# [PROBLEM REQUIREMENTS]
Hand back each line, unchanged, from the top down to the line where "from matplotlib.ticker import" sits.

[Start of GIVEN INFORMATION]

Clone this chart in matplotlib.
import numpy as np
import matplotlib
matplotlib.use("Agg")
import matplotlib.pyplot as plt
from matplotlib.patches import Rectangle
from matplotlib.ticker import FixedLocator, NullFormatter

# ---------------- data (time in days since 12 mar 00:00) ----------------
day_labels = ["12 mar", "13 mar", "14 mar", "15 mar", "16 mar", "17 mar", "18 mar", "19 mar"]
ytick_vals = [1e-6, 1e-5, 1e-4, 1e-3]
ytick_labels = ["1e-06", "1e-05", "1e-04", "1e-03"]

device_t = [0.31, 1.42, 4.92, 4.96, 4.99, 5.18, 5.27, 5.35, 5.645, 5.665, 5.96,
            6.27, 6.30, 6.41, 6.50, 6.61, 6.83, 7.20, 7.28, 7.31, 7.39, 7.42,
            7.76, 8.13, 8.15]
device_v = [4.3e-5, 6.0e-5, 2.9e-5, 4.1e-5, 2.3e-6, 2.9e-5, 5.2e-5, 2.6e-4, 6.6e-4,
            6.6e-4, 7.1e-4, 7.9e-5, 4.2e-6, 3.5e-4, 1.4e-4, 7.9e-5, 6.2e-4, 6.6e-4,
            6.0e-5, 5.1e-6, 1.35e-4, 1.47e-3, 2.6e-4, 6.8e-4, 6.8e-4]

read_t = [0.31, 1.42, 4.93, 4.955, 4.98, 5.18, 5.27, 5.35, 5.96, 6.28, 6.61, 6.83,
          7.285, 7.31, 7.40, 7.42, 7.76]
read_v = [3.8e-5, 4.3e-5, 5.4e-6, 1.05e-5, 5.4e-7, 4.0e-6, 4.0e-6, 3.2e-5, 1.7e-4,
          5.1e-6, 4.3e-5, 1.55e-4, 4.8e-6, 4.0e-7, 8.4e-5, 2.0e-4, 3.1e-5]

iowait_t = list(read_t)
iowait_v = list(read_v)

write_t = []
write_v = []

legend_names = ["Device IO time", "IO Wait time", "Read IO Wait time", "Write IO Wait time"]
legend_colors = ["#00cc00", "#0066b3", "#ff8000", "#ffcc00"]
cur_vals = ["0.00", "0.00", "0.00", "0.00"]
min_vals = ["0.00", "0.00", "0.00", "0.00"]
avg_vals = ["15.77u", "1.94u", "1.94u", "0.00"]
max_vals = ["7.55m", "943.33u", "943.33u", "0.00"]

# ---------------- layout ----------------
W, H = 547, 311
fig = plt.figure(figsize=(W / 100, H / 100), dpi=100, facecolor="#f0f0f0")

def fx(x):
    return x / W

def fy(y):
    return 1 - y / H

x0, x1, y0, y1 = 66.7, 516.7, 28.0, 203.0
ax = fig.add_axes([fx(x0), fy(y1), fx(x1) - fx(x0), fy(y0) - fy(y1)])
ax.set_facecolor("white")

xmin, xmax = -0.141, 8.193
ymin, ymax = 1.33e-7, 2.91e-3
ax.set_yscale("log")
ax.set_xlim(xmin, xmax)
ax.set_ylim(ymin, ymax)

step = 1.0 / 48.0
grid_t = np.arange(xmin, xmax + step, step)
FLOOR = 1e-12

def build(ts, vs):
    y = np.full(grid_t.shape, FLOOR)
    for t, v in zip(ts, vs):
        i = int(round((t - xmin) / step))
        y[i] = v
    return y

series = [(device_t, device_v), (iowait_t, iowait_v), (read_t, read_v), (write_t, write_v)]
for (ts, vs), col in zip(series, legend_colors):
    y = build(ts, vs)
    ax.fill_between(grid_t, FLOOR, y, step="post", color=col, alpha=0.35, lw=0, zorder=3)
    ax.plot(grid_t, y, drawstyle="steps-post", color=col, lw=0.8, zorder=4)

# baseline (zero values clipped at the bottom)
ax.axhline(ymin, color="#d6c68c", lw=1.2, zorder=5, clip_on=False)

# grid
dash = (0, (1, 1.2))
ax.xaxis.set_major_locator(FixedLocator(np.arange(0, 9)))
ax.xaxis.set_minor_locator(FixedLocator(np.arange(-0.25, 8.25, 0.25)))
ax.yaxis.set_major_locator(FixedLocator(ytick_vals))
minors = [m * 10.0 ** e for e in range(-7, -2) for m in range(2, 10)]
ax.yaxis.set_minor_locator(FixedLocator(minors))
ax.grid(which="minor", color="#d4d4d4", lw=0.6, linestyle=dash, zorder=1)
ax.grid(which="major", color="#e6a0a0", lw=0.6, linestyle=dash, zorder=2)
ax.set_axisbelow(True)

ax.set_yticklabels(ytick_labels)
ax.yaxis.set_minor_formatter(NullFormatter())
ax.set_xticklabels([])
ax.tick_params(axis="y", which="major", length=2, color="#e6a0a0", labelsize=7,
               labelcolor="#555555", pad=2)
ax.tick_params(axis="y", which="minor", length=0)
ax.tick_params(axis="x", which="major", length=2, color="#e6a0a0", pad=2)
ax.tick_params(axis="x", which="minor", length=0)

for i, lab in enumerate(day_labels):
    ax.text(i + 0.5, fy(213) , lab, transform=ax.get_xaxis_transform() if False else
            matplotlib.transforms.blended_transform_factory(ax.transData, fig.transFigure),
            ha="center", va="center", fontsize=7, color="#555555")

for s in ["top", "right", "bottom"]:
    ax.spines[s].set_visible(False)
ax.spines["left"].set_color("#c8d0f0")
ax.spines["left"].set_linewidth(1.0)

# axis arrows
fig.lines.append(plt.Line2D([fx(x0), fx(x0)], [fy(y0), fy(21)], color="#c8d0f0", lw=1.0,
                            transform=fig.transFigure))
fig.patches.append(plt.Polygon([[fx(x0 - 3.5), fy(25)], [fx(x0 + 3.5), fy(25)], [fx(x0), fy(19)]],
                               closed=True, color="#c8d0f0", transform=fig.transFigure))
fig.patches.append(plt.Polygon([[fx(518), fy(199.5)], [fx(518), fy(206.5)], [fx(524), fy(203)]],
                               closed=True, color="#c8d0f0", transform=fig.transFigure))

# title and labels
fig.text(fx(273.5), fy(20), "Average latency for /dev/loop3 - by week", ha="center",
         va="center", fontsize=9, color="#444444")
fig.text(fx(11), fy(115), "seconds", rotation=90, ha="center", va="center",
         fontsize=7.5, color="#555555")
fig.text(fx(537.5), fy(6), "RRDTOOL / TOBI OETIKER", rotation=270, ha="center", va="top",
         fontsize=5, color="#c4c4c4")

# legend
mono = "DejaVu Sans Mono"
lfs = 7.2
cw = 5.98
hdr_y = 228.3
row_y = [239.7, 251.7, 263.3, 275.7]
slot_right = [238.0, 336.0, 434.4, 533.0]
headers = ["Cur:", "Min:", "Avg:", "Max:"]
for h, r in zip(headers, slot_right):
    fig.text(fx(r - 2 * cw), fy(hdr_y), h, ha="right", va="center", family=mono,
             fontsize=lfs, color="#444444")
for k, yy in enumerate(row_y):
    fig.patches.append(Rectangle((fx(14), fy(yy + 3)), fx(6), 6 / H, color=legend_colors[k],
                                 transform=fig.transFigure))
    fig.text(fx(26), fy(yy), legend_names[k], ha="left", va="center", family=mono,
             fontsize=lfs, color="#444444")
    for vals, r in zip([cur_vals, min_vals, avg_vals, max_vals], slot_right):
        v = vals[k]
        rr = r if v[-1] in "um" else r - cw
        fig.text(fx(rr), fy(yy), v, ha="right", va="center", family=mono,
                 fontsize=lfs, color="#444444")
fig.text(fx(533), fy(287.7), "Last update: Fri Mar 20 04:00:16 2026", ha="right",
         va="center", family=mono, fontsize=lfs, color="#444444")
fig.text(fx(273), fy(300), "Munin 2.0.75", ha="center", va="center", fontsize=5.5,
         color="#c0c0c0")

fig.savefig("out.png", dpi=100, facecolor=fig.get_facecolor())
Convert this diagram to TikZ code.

[End of GIVEN INFORMATION]

# [EXERCISE ANSWER]
Clone this chart in matplotlib.
import numpy as np
import matplotlib
matplotlib.use("Agg")
import matplotlib.pyplot as plt
from matplotlib.patches import Rectangle
from matplotlib.ticker import FixedLocator, NullFormatter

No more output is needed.